Alien Isolation is my favourite horror game, but it’s too long and I think that opinion is near unanimous. When it feels like it’s drawing to an end it just keeps going, and its protracted runtime is exacerbated by the fact that it’s an unbearably tense experience. I adore this game, I swear I do, but boy could it have used a trim.
It turns out at least one member of the original dev team agrees. In a conversation with FRVR, Alien Isolation writer Dion Lay demonstrates that the outsize length of the game wasn’t deliberate at all: it was because the Xenomorph AI got way too good.

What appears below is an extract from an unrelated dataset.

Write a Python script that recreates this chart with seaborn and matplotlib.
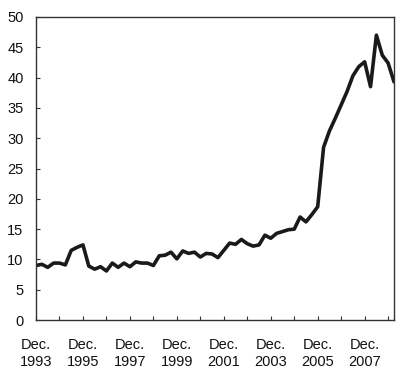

In Alien Isolation, the Xenomorph has more sophisticated AI than is still the norm in horror games. Whereas the indestructible stalking characters in Resident Evil tend to always behave the same, the Xenomorph can adapt to player behaviour and is thus a far more formidable opponent. It’s why Alien Isolation is still unmatched when it comes to cat-and-mouse style horror, but it also serves to make the player behave more carefully and thus, slowly.
In other words: a story that unfolded at a faster clip with less-sophisticated AI became much longer.
“The Alien really evolved as we were making it,” Lay said. “By the time it was perfect, it was like, ‘Oh, wow, everything takes a lot longer!’ So, it would be really nice to pare it down to its core, make it a lot shorter.”
Because the story was complete by the time the AI had reached that level of finesse, it was already too late to make dramatic changes to the script. “I think it would have been hard at the time to do that [cut it down] at the time,” Lay said. “Now, in a perfect world, yeah, I’d kind of shrink it down a bit, get down its core.” He goes on to say that “at the time, there was some stuff where we were like: ‘Yeah, we can’t take that out now, that would kind of upend everything.’”
While Alien Isolation was divisive when it launched in 2014, it’s nowadays—rightly—considered a modern classic. This celebration by Fraser Brown captures what’s so special about the game, which I am still too scared to revisit despite thinking about it on the regular. Creative Assembly announced a sequel in 2024, but there’s been no updates since.